In the process of manufacturing the micromirror structure 1 of fig. 4, after the deformation beam 20 is formed, a new sacrificial layer (second sacrificial layer) is deposited on the lower sacrificial layer (first sacrificial layer) and the deformation beam 20, six through holes corresponding to the six sections of deformation beams 201-206 are formed on the new sacrificial layer through photolithography and etching processes, the heat insulation layer 30 material is deposited on the new sacrificial layer and in the through holes, six supporting point structures 311-316 (31) are formed on the deformation beam 20, the heat insulation layer 30 pattern is formed on the supporting point structures 311-316, and the light reflection film 40 is further formed on the heat insulation layer 30 pattern. Finally, all sacrificial layer materials are removed through a release process, so that the hexagonal micro-mirror structure 1 suspended above the substrate as shown in fig. 4 is formed.

With the hexagonal micromirror structures 1 in fig. 1 and 4 described above, a honeycomb-shaped micromirror array 2 having hexagonal light reflecting films 40 (micromirrors) can be formed by arranging a plurality of micromirror structures 1 in order side by side on a substrate, as shown in fig. 5. Also, any one of the micromirror structures 1 in the micromirror array 2 is configured to perform deflection toward any predetermined direction or/and floating up and down independently of the other micromirror structures.

The above described micromirror structure 1 or micromirror array 2 can also be used to make a detector. The knowledge about the application of the aspect of the detector formed by the micromirror can be understood with reference to the prior art.

In summary, the bending deformation degree of the six deformation beams is controlled, so that the hexagonal micro-mirrors (light reflection films) can be conveniently driven to deflect, the micro-mirrors can deflect towards any preset direction, and the whole micro-mirrors can be controlled to float in the vertical direction, thereby greatly meeting various requirements on the deflection directions of the micro-mirrors in different application scenes. Meanwhile, the six deformation beam structures are arranged to adjust the deflection angle of the hexagonal micro mirror, so that the structure is simple, and the angle control is more accurate and convenient.
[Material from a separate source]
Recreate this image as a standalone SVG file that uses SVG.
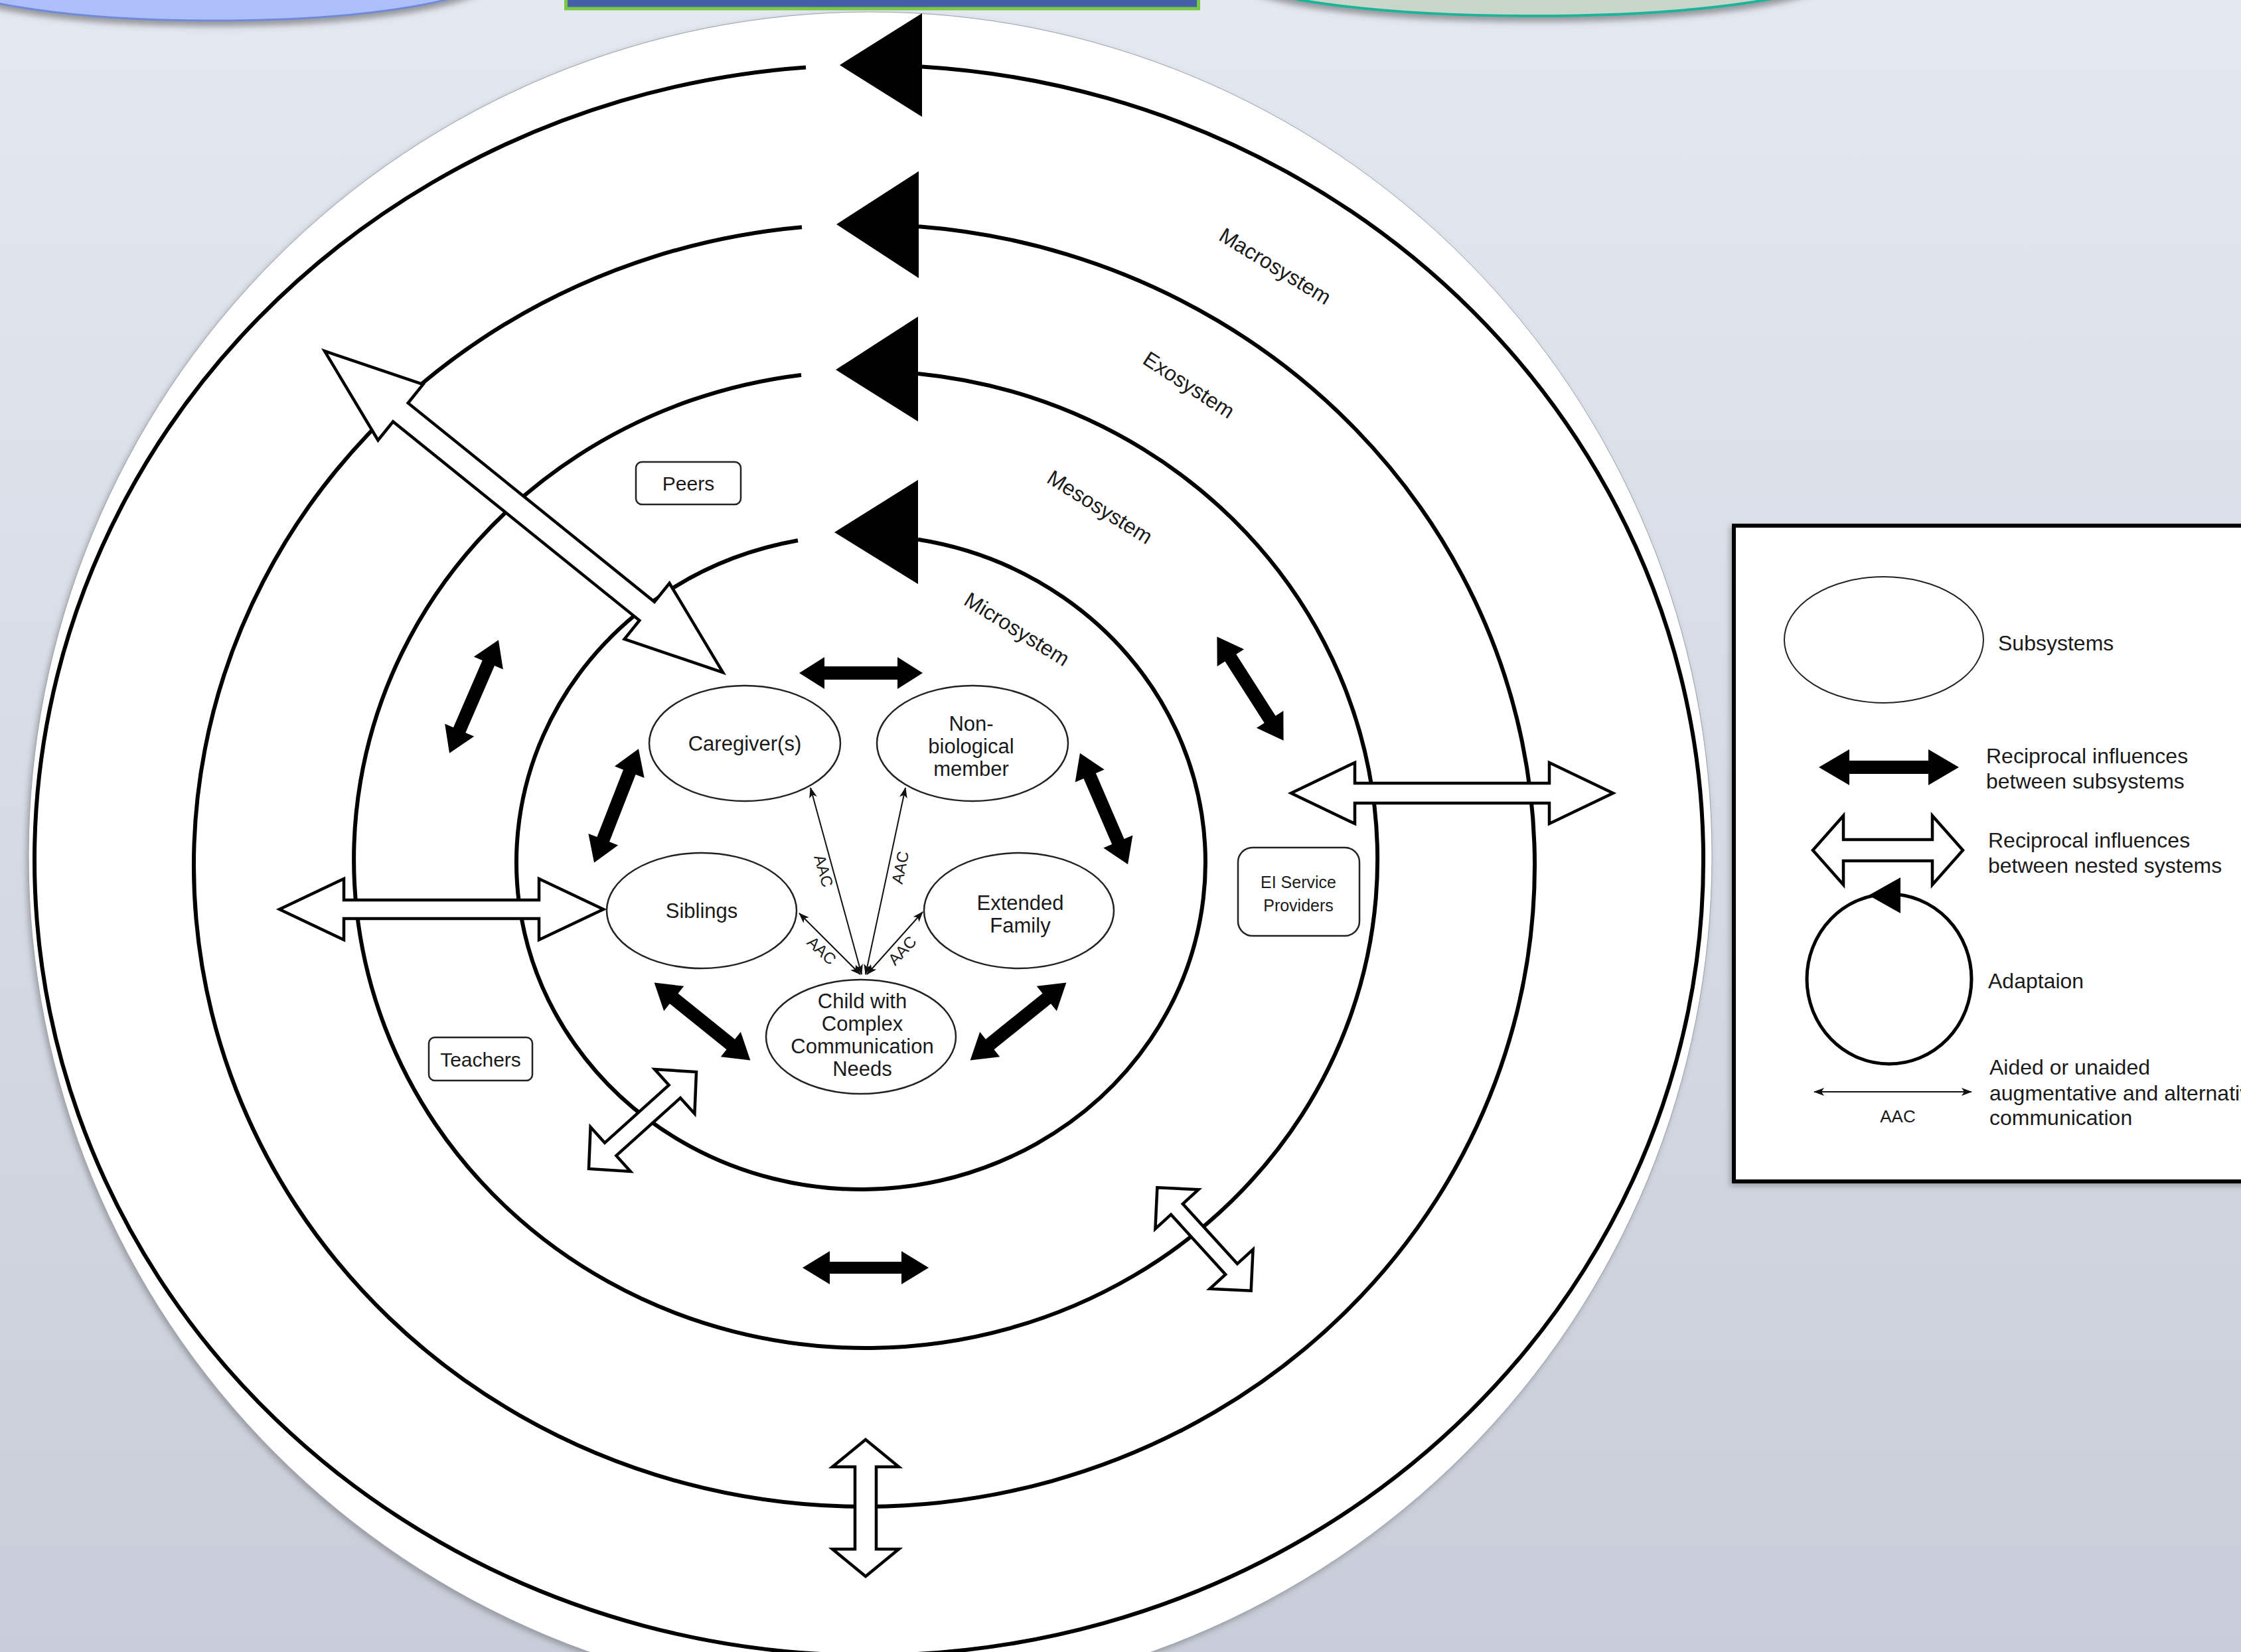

While the invention has been described with respect to the preferred embodiments, it is not intended to limit the invention thereto, and any person skilled in the art may make variations and modifications without departing from the spirit of the invention, and therefore the scope of the invention is to be determined by the appended claims.

Claims (2)

1. A manufacturing method of a micro-mirror structure comprises the following steps:

a hexagonal light reflecting film configured to be suspended over a substrate;

six sections of deformation beams are configured to be adjacently arranged end to end or are grounded around the outside of the light reflection film or around the position below the light reflection film in sequence, each section of deformation beam is arranged in one-to-one correspondence with one side of the light reflection film, and each section of deformation beam is respectively connected to the outside of the corresponding side of the light reflection film in an insulating manner through a fulcrum structure;

six support columns configured to be separated and supported between the lower part of the adjacent or connected end point positions of each two sections of the deformation beams and the surface of the substrate, and to form electrical connection between each section of the deformation beams and the substrate;

the deformation beam is electrified to generate bending deformation in an upward or downward direction relative to the length direction of the deformation beam due to the electrified heating, the corresponding side of the light reflection film connected with the deformation beam is driven to displace upward or downward, and the deflection or/and the upward and downward floating of the light reflection film towards any preset direction are realized by respectively controlling different combinations of the formed deformation sizes of the deformation beams;

the deformation beam comprises a heating resistor layer, a first deformation layer and a second deformation layer, wherein the heating resistor layer is connected with the support column, so that any section of deformation beam is independently electrified and controlled through the substrate, when current is introduced from two ends of the heating resistor layer in one section of deformation beam, the heating resistor layer generates heating and heating phenomena, and heat energy of the heating resistor layer is conducted to the first deformation layer and the second deformation layer, at the moment, the second deformation layer material generates larger volume expansion relative to the first deformation layer material, or the first deformation layer material generates larger volume expansion relative to the second deformation layer material, so that the deformation beam generates bending deformation relative to the length direction of the deformation beam in a state that two ends of the deformation beam are restrained;

the method is characterized by comprising the following steps of:

providing a substrate, and forming a CMOS circuit on the substrate;

forming a sacrificial layer on the surface of the substrate and patterning;

forming six through holes communicated with the CMOS circuit on the sacrificial layer, and filling metal in the through holes to form six conductive support column structures;

sequentially forming a heating resistor layer, a first deformation layer and a second deformation layer on the surface of the sacrificial layer, and patterning to form six sections of deformation beams with stacked structures, wherein each section of deformation beams is formed into a hexagonal arrangement in a head-to-tail sequential adjacent or joint mode, and adjacent or joint endpoints of every two sections of deformation beams are in contact with one corresponding conductive support column;

forming a dielectric heat insulation layer on the surface of the sacrificial layer, patterning, forming a hexagonal heat insulation layer pattern on the surface of the sacrificial layer within a hexagonal area surrounded by each section of the deformation beam, and enabling the outer side of each side of the formed heat insulation layer pattern to be provided with a protrusion lapped to the middle part of a corresponding section of the deformation beam as a fulcrum structure;

forming a hexagonal light reflection film pattern on the surface of the insulating layer pattern;

and removing the sacrificial layer through a release process to form a suspended hexagonal micro-mirror structure.

2. The method of claim 1, wherein the first deformable layer material has a first coefficient of thermal expansion and the second deformable layer material has a second coefficient of thermal expansion, the first coefficient of thermal expansion and the second coefficient of thermal expansion being different in relative magnitude.